長崎初のアイスショー「プリンスアイスワールド」が開催された。高橋大輔や荒川静香といったトップスケーターも出演し、ダイナミックかつムーディーに舞う氷上の世界に1万4000人が酔いしれた。
バスケットボール会場がアイスリンクに
長崎スタジアムシティ「ハピネスアリーナ」に、期待に胸を膨らませた観客たちが続々と集まってきた。

1月18日、19日に長崎で初めて開催された「プリンスアイスワールド」。全国から集結したプロスケーター25人で構成されている。プログラムの合間に8人のトップスケーターが華麗な演技を披露するとあって、地元の人々は大きな期待を寄せていた。

会場は、普段は長崎ヴェルカの試合などが行われているアリーナだ。1000平方メートルのアイスリンクは13日から5日ほどかけて作られた。
氷上の華麗なる舞に酔いしれる
会場に入るとひんやりした空気が漂う。長崎では味わうことのない氷の世界に胸が高鳴る。ついに幕が開き、スケーターたちの華麗な演技が始まると、会場は歓声に包まれた。

プリンスアイスワールドは1978年に始まり、日本で最も歴史のあるアイスショーだ。2024年で45周年を迎える今回はブロードウェイミュージカルの名曲をふんだんに盛り込んだダイナミックでドラマチックなショーが展開される。

プログラムの合間には名だたるゲストスケーターが演技を披露。長崎を訪れたゲストスケーターは荒川静香さん、宇野昌磨さん、織田信成さん、田中刑事さん、本田真凜さん、高橋大輔さん・村元哉中さんペア、中田璃士さんの8人。圧巻のパフォーマンスで会場の視線をくぎ付けにした。

バンクーバーオリンピックに出場した織田信成さんは日本の昔話『桃太郎』のコスチュームで登場。観客と触れ合う場面やコミカルな演技に会場は一つになった。

2020年からアイスダンスでチームを組む高橋大輔さんと村元哉中さんは息ぴったりの滑りを展開。白と黒の衣装に身を包み、大人のムード漂う雰囲気に酔いしれた。

金メダリスト荒川静香さんは最後にイナバウアーを披露。会場が待ちに待った瞬間だった。

ラストは2024年で現役を引退した宇野昌磨さん。高いジャンプとスピードに観客は釘付けだった。
生でアイスショーを見るのは初めての経験という人も多く「テレビで見るのとは迫力が全然違う」「さすがプロだと思う。表現力が圧巻だった」という声が聞かれた。

公演が終了するとスケーターたちはグループでリンクを回り写真タイム。ファンたちは興奮を隠せない様子だった。
完璧なフォーメーションで臨場感たっぷり
高橋大輔さんは以前テレビ番組の取材で「アイスショーはお客さん目線で滑っている」と語っていた。

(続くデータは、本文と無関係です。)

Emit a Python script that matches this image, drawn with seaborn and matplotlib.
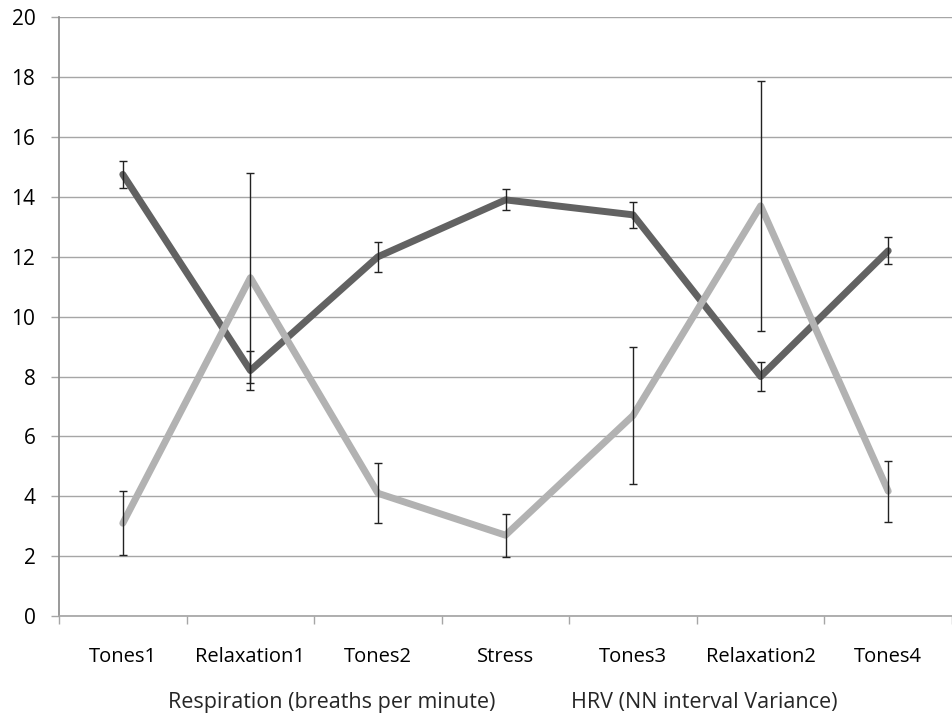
import pandas as pd
import matplotlib.pyplot as plt
import seaborn as sns
from matplotlib.lines import Line2D

phases = ['Tones1', 'Relaxation1', 'Tones2', 'Stress', 'Tones3', 'Relaxation2', 'Tones4']
resp_mean = [14.75, 8.2, 12.0, 13.9, 13.4, 8.0, 12.2]
resp_err = [0.45, 0.65, 0.5, 0.35, 0.43, 0.5, 0.45]
hrv_mean = [3.1, 11.3, 4.1, 2.7, 6.7, 13.7, 4.17]
hrv_err = [1.07, 3.5, 1.0, 0.72, 2.3, 4.17, 1.02]

resp_label = 'Respiration (breaths per minute)'
hrv_label = 'HRV (NN interval Variance)'

sns.set_theme(style='white')
plt.rcParams['font.family'] = ['Open Sans', 'DejaVu Sans']

df = pd.DataFrame({
    'Phase': phases * 2,
    'Value': resp_mean + hrv_mean,
    'Series': [resp_label] * 7 + [hrv_label] * 7,
})
df['x'] = list(range(7)) * 2

fig = plt.figure(figsize=(9.52, 7.18), dpi=100)
ax = fig.add_axes([0.062, 0.142, 0.938, 0.834])

colors = {resp_label: '#626262', hrv_label: '#b2b2b2'}
sns.lineplot(data=df, x='x', y='Value', hue='Series', palette=colors,
             linewidth=5, legend=False, ax=ax, zorder=3)

for mean, err in [(resp_mean, resp_err), (hrv_mean, hrv_err)]:
    ax.errorbar(range(7), mean, yerr=err, fmt='none', ecolor='#222222',
                elinewidth=1, capsize=3, capthick=1, zorder=4)

ax.set_xlim(-0.5, 6.44)
ax.set_ylim(0, 20)
ax.set_yticks(range(0, 21, 2))
ax.yaxis.grid(True, color='#a6a6a6', linewidth=1)
ax.set_axisbelow(True)
for s in ['top', 'right']:
    ax.spines[s].set_visible(False)
ax.spines['left'].set_color('#8c8c8c')
ax.spines['bottom'].set_color('#a6a6a6')

ax.set_xticks(range(7))
ax.set_xticklabels(phases)
ax.set_xticks([i - 0.5 for i in range(8)], minor=True)
ax.tick_params(axis='x', which='major', length=0, pad=22, labelsize=14.5, colors='black')
ax.tick_params(axis='x', which='minor', bottom=True, length=6, width=1, color='#a6a6a6')
ax.tick_params(axis='y', left=True, length=6, width=1, color='#a6a6a6', pad=11,
               labelsize=15)
for t in ax.get_yticklabels():
    t.set_color('black')
ax.set_xlabel('')
ax.set_ylabel('')

handles = [Line2D([], [], linestyle='none'), Line2D([], [], linestyle='none')]
fig.legend(handles, [resp_label, hrv_label], loc='center', ncol=2,
           bbox_to_anchor=(0.528, 0.022), frameon=False, handlelength=0,
           handletextpad=0, columnspacing=3.5, fontsize=15.5)

fig.savefig('out.png', dpi=100)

高橋大輔さん:アイスショーは照明があるので、より一層世界観を作り出せる。ルールがないから何でも自由に表現できる。観客との距離が近く、かなり目の前で滑るので、僕たちが滑った後の風も感じることができる。プリンスアイスワールドチームはショーのために1カ月かけて稽古をしている。完璧なフォーメーションを見てほしい。

アップテンポな曲では手拍子を取りながら会場が一体となり、ムーディーな曲ではスケーターの表現力に魅了される。圧巻だったのは完璧なフォーメーションだ。乱れることなく氷上でスピード感を維持しながらリンク全体で演技を繰り広げ、指先までの表現力にうっとりし、氷を蹴る音が聞こえたりと、臨場感たっぷりの時間が過ぎていった。

長崎公演が決まってから宣伝のために長崎に足を運んできた高橋さん。公演を終えて「すごくたくさんのお客さんに来ていただいて、楽しんでいただいている空気感が伝わってきたので、僕たちも本当に楽しく滑ることができて幸せだった」と長崎の観客との一体感を感じられたことを喜んだ。2025年に挑戦したいことは「バックフリップ(後方宙返り)」と話した。

初めて長崎を訪れたという宇野昌磨さんは「たくさんの人が会場に足を運んでくださり、そしてすごく温かく迎えてくださった」と、長崎公演を振り返った。

アリーナの光の演出がスケーターの演技を一層盛り上げた。

2日間、4公演の長崎初のプリンスアイスワールドは1万4000人が訪れ、4回目の公演は立ち見が出るほどの人気で幕を閉じた。